As with all civilizational paradoxes, the American experiment is a work in progress, and it is imperfect and full of flaws. But it is by far the best thing going, socioculturally, in the world. It is perhaps the most successful and most beneficent sociocultural experiment in history.

I don’t want to leave the reader with the impression that I think the 60s Paradox is a posy of roses: one major, bitter fruit of the 60s Revolution is PC multiculturalism; and while this also is a paradoxical phenomenon, it has tended to exert deleterious effects, not the rosier synergistic dynamism I alluded to above. The most glaring deleterious effect of PC multiculturalism has been the prevalent whitewashing and candycoating of Islam, perversely and obstinately sustained after sufficient data to dismantle it has been available for years now. The pathological inability to condemn Islam is the single most vivid and powerful manifestation of the disease of PC multiculturalism.

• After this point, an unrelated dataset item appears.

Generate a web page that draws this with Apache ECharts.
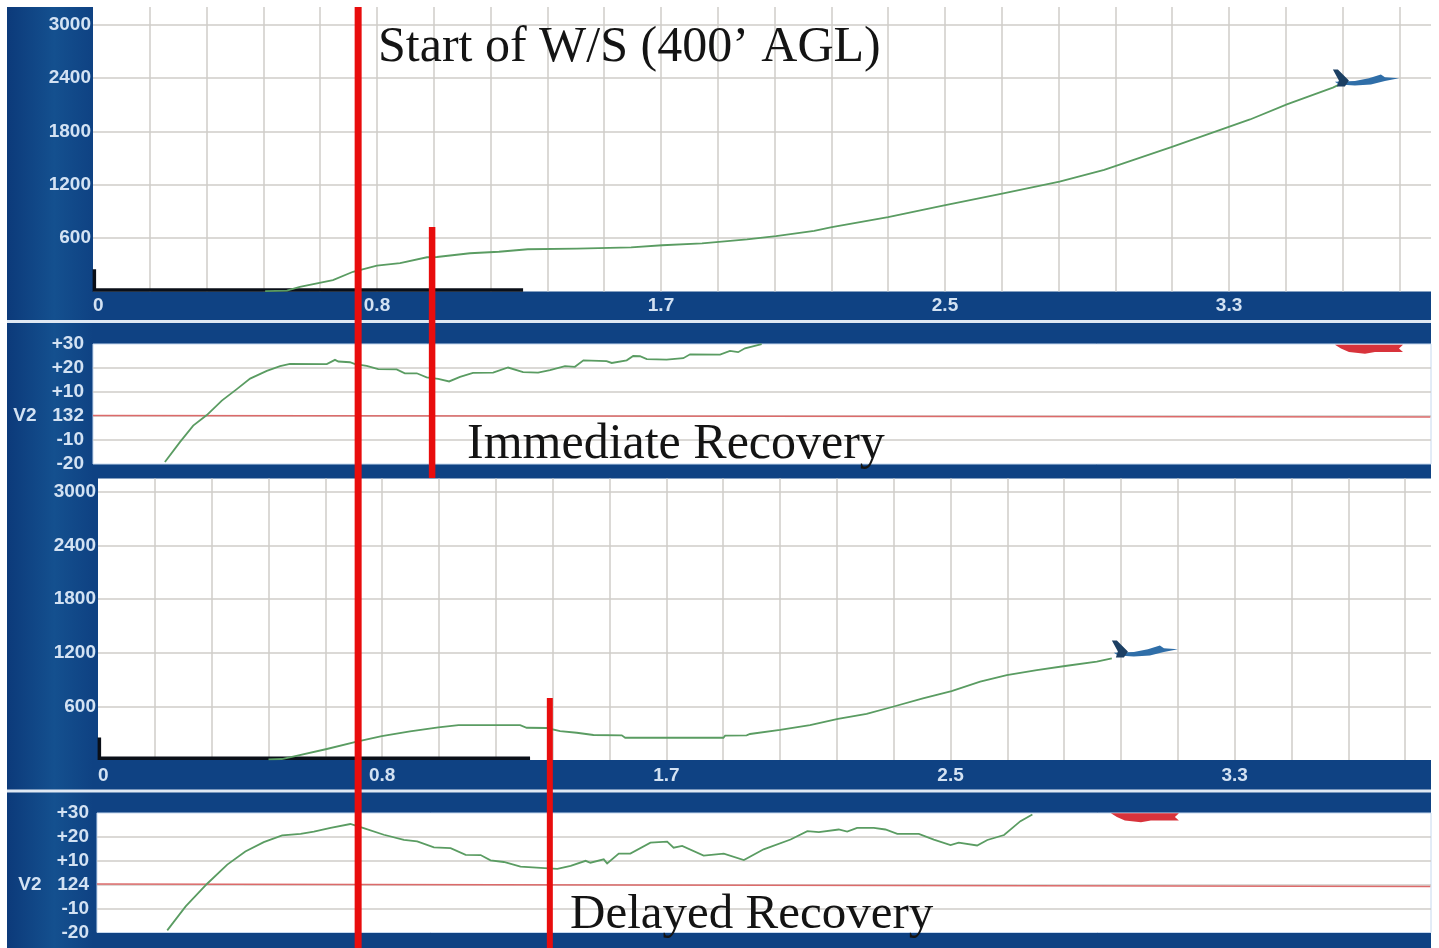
<!DOCTYPE html>
<html>
<head>
<meta charset="utf-8">
<title>Windshear recovery</title>
<style>
  html, body { margin: 0; padding: 0; background: #fff; }
  #chart { width: 1439px; height: 948px; }
</style>
<script src="https://cdn.jsdelivr.net/npm/echarts@6/dist/echarts.min.js"></script>
</head>
<body>
<div id="chart"></div>
<script>
// tick values and labels
var distTicks = [0, 5 / 6, 10 / 6, 15 / 6, 20 / 6];
var distLabels = ['0', '0.8', '1.7', '2.5', '3.3'];
var altTicks = [600, 1200, 1800, 2400, 3000];
var speedTicks = [-20, -10, 0, 10, 20, 30];
var speedLabelsImmediate = ['-20', '-10', 'V2   132', '+10', '+20', '+30'];
var speedLabelsDelayed = ['-20', '-10', 'V2   124', '+10', '+20', '+30'];

// immediate recovery: altitude
var immAltX = [0.505, 0.569, 0.607, 0.704, 0.763, 0.833, 0.901, 0.980, 1.009, 1.106, 1.191, 1.276, 1.420, 1.579, 1.670, 1.787, 1.919, 2.004, 2.116, 2.168, 2.333, 2.494, 2.664, 2.836, 2.967, 3.166, 3.395, 3.503, 3.638, 3.658];
var immAltY = [5, 9, 51, 129, 222, 290, 320, 385, 388, 430, 447, 475, 482, 497, 520, 542, 587, 624, 683, 725, 837, 965, 1097, 1236, 1367, 1626, 1935, 2104, 2293, 2330];

// immediate recovery: speed
var immSpdX = [0.211, 0.255, 0.294, 0.334, 0.378, 0.422, 0.461, 0.510, 0.549, 0.578, 0.686, 0.710, 0.720, 0.754, 0.769, 0.803, 0.837, 0.891, 0.915, 0.950, 0.979, 1.013, 1.045, 1.077, 1.115, 1.174, 1.218, 1.262, 1.306, 1.341, 1.385, 1.414, 1.439, 1.507, 1.522, 1.566, 1.585, 1.605, 1.625, 1.683, 1.732, 1.752, 1.840, 1.869, 1.893, 1.913, 1.962];
var immSpdY = [-19.2, -10.9, -4.0, 0.4, 6.4, 11.2, 15.6, 18.8, 20.8, 21.7, 21.6, 23.4, 22.7, 22.4, 21.6, 20.9, 19.5, 19.4, 17.8, 17.8, 16.1, 15.5, 14.4, 16.3, 18.0, 18.1, 20.2, 18.3, 18.1, 19.1, 20.8, 20.5, 23.2, 22.9, 22.1, 23.2, 25.0, 24.9, 23.7, 23.5, 24.1, 25.7, 25.6, 27.1, 26.6, 28.2, 29.9];

// delayed recovery: altitude
var delAltX = [0.500, 0.539, 0.572, 0.671, 0.759, 0.832, 0.915, 0.998, 1.057, 1.238, 1.257, 1.316, 1.355, 1.404, 1.453, 1.536, 1.546, 1.834, 1.839, 1.902, 1.912, 2.000, 2.088, 2.170, 2.254, 2.331, 2.419, 2.503, 2.587, 2.665, 2.753, 2.836, 2.929, 2.973];
var delAltY = [5, 10, 36, 122, 204, 267, 320, 365, 390, 390, 360, 357, 323, 304, 279, 275, 248, 248, 271, 275, 290, 335, 390, 458, 514, 595, 689, 771, 875, 950, 1006, 1051, 1099, 1137];

// delayed recovery: speed
var delSpdX = [0.206, 0.260, 0.323, 0.382, 0.435, 0.489, 0.543, 0.597, 0.636, 0.685, 0.743, 0.782, 0.841, 0.900, 0.939, 0.988, 1.037, 1.081, 1.125, 1.154, 1.193, 1.242, 1.301, 1.350, 1.389, 1.433, 1.447, 1.486, 1.496, 1.530, 1.564, 1.623, 1.672, 1.691, 1.716, 1.779, 1.838, 1.897, 1.955, 2.034, 2.083, 2.117, 2.175, 2.200, 2.229, 2.278, 2.312, 2.347, 2.410, 2.454, 2.503, 2.527, 2.581, 2.611, 2.660, 2.708, 2.743];
var delSpdY = [-19.1, -9.1, 0.4, 8.4, 13.9, 17.8, 20.6, 21.3, 22.2, 23.8, 25.4, 23.7, 20.9, 18.8, 18.1, 15.6, 15.3, 12.5, 12.4, 10.2, 9.5, 7.6, 7.0, 6.6, 7.9, 10.0, 9.2, 10.6, 8.9, 13.0, 13.0, 17.6, 18.0, 15.5, 16.2, 12.2, 13.0, 10.3, 14.8, 18.9, 22.4, 22.0, 23.1, 22.2, 23.8, 23.8, 23.1, 21.3, 21.3, 18.9, 16.6, 17.6, 16.4, 18.7, 20.8, 26.6, 29.4];

// runway bar, aircraft and stall marks
var runwayX = [0.004, 0.004, 1.262];
var runwayY = [250, 18, 18];
var delRunwayX = [0.004, 0.004, 1.267];
var immAircraft = [3.732, 2390];
var delAircraft = [3.067, 1230];
var immStall = [3.744, 27.8];
var delStall = [3.073, 28];
var refLineImmX = [0, 3.924];
var refLineDelX = [0, 3.91];
var refLineImmY = [0.2, -0.4];
var refLineDelY = [0.3, -0.8];

// red event markers (x on the distance axis of their panel)
var windshearStart = 0.778;
var immediateRecovery = 0.995;
var delayedRecovery = 1.325;

var BLUE = '#0f4283';
var LABEL = '#d3e2f3';
var GRID = '#cfcdc8';
var GREEN = '#5a9c62';
var RED = '#e80d0d';

var TAIL = 'path://M0 0 L5 0 L16 11 L12 17 L4 17 L6 11 Z';
var BODY = 'path://M0 8 L20 7 L34 4 L46 0 L50 3 L64 4 L50 7 L36 11 L20 12 L4 11 Z';
var STALL = 'path://M0 0 L68 0 L64 4 L68 8 L40 8 L30 10 L14 8 L6 4 Z';

function zip(xs, ys) {
  return xs.map(function (x, i) { return [x, ys[i]]; });
}

function xAxisFor(gridIndex, max, showLabels, margin) {
  return {
    type: 'value',
    gridIndex: gridIndex,
    min: 0,
    max: max,
    interval: 1 / 6,
    axisLine: { show: false },
    axisTick: { show: false },
    splitLine: {
      show: showLabels,
      showMinLine: false,
      showMaxLine: false,
      lineStyle: { color: GRID, width: 1.5 }
    },
    axisLabel: {
      show: showLabels,
      customValues: distTicks,
      alignMinLabel: 'left',
      margin: margin,
      color: LABEL,
      fontFamily: 'Liberation Sans',
      fontWeight: 'bold',
      fontSize: 19,
      formatter: function (v) {
        var i = distTicks.findIndex(function (t) { return Math.abs(t - v) < 1e-6; });
        return i < 0 ? '' : distLabels[i];
      }
    }
  };
}

function altAxis(gridIndex, max, margin) {
  return {
    type: 'value',
    gridIndex: gridIndex,
    min: 0,
    max: max,
    interval: 600,
    axisLine: { show: false },
    axisTick: { show: false },
    splitLine: {
      showMinLine: false,
      showMaxLine: false,
      lineStyle: { color: GRID, width: 1.5 }
    },
    axisLabel: {
      customValues: altTicks,
      margin: margin,
      color: LABEL,
      fontFamily: 'Liberation Sans',
      fontWeight: 'bold',
      fontSize: 19,
      formatter: function (v) { return String(v); }
    }
  };
}

function speedAxis(gridIndex, labels, margin) {
  return {
    type: 'value',
    gridIndex: gridIndex,
    min: -20,
    max: 30,
    interval: 10,
    axisLine: { show: false },
    axisTick: { show: false },
    splitLine: {
      showMinLine: false,
      showMaxLine: false,
      lineStyle: { color: GRID, width: 1.5 }
    },
    axisLabel: {
      customValues: speedTicks,
      margin: margin,
      color: LABEL,
      fontFamily: 'Liberation Sans',
      fontWeight: 'bold',
      fontSize: 19,
      formatter: function (v) { return labels[speedTicks.indexOf(v)]; }
    }
  };
}

function lineOn(index, name, data, color, width) {
  return {
    name: name,
    type: 'line',
    xAxisIndex: index,
    yAxisIndex: index,
    data: data,
    symbol: 'none',
    silent: true,
    lineStyle: { color: color, width: width, cap: 'butt', join: 'miter' }
  };
}

function iconOn(index, point, symbol, size, color, offset) {
  return {
    type: 'scatter',
    xAxisIndex: index,
    yAxisIndex: index,
    data: [point],
    symbol: symbol,
    symbolSize: size,
    symbolOffset: offset || [0, 0],
    symbolKeepAspect: false,
    silent: true,
    z: 5,
    itemStyle: { color: color, opacity: 1 }
  };
}

// red vertical bar: x comes from the axis, the vertical span is page layout
function eventBar(index, value, top, bottom, width) {
  return {
    type: 'custom',
    xAxisIndex: index,
    yAxisIndex: index,
    data: [[value, 0]],
    encode: { x: 0, y: 1 },
    clip: false,
    silent: true,
    z: 10,
    renderItem: function (params, api) {
      var x = api.coord([api.value(0), 0])[0];
      return {
        type: 'rect',
        shape: { x: x - width / 2, y: top, width: width, height: bottom - top },
        style: { fill: RED }
      };
    }
  };
}

function note(text, x, y, size) {
  return {
    type: 'text',
    left: x,
    top: y,
    z: 20,
    style: {
      text: text,
      fill: '#141414',
      font: size + 'px "Liberation Serif"'
    }
  };
}

var chart = echarts.init(document.getElementById('chart'));

chart.setOption({
  animation: false,
  backgroundColor: '#fff',
  grid: [
    { left: 93, right: 8, top: 7, height: 284.5, show: true, backgroundColor: '#fff', borderWidth: 0 },
    { left: 93, right: 8, top: 344, height: 120, show: true, backgroundColor: '#fff', borderWidth: 1, borderColor: '#c6d8ee' },
    { left: 98, right: 8, top: 478.5, height: 281.4, show: true, backgroundColor: '#fff', borderWidth: 0 },
    { left: 97, right: 8, top: 813, height: 119.5, show: true, backgroundColor: '#fff', borderWidth: 1, borderColor: '#c6d8ee' }
  ],
  xAxis: [
    xAxisFor(0, 3.926, true, 5),
    xAxisFor(1, 3.926, false, 5),
    xAxisFor(2, 3.909, true, 6),
    xAxisFor(3, 3.912, false, 5)
  ],
  yAxis: [
    altAxis(0, 3200, 2),
    speedAxis(1, speedLabelsImmediate, 9),
    altAxis(2, 3150, 2),
    speedAxis(3, speedLabelsDelayed, 8)
  ],
  series: [
    lineOn(0, 'Runway', zip(runwayX, runwayY), '#0a0f18', 3.5),
    lineOn(0, 'Altitude', zip(immAltX, immAltY), GREEN, 1.8),
    iconOn(0, immAircraft, BODY, [64, 11], '#2f6ea8', [2, 1]),
    iconOn(0, immAircraft, TAIL, [16, 17], '#1c3f63', [-24, -1]),
    lineOn(1, 'V2', zip(refLineImmX, refLineImmY), '#dc6a6a', 1.5),
    lineOn(1, 'Speed', zip(immSpdX, immSpdY), GREEN, 1.8),
    iconOn(1, immStall, STALL, [68, 9], '#d8333b'),
    lineOn(2, 'Runway', zip(delRunwayX, runwayY), '#0a0f18', 3.5),
    lineOn(2, 'Altitude', zip(delAltX, delAltY), GREEN, 1.8),
    iconOn(2, delAircraft, BODY, [64, 11], '#2f6ea8', [2, 1]),
    iconOn(2, delAircraft, TAIL, [16, 17], '#1c3f63', [-24, -1]),
    lineOn(3, 'V2', zip(refLineDelX, refLineDelY), '#dc6a6a', 1.5),
    lineOn(3, 'Speed', zip(delSpdX, delSpdY), GREEN, 1.8),
    iconOn(3, delStall, STALL, [68, 9], '#d8333b'),
    eventBar(0, windshearStart, 7, 948, 7),
    eventBar(0, immediateRecovery, 227, 478, 6.5),
    eventBar(2, delayedRecovery, 698, 948, 6)
  ],
  graphic: [
    { type: 'rect', z: -10, shape: { x: 7, y: 7, width: 1424, height: 941 }, style: { fill: BLUE } },
    {
      type: 'rect', z: -9, shape: { x: 7, y: 7, width: 86, height: 941 },
      style: {
        fill: new echarts.graphic.LinearGradient(0, 0, 1, 0, [
          { offset: 0, color: '#0c3a7a' },
          { offset: 0.55, color: '#14508f' },
          { offset: 1, color: '#0f4283' }
        ])
      }
    },
    { type: 'rect', z: -8, shape: { x: 7, y: 320, width: 1424, height: 3 }, style: { fill: '#dfe8f3' } },
    { type: 'rect', z: -8, shape: { x: 7, y: 789.5, width: 1424, height: 3 }, style: { fill: '#dfe8f3' } },
    note('Start of W/S (400\u2019 AGL)', 378, 23, 50),
    note('Immediate Recovery', 467, 420, 50),
    note('Delayed Recovery', 570, 891, 49)
  ]
});
</script>
</body>
</html>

In this one major respect, the paradox of the 60s Revolution has failed us, and increasingly threatens our very lives by preventing us from taking rational measures to marginalize, monitor and target a large, broadly disseminating group of people who, though they subscribe to an ideology that is intolerant and dangerously anti-liberal, are nevertheless rendered sacredly inviolable and blameless merely because they emanate predominantly from a mosaic of Third-World and non-white cultures.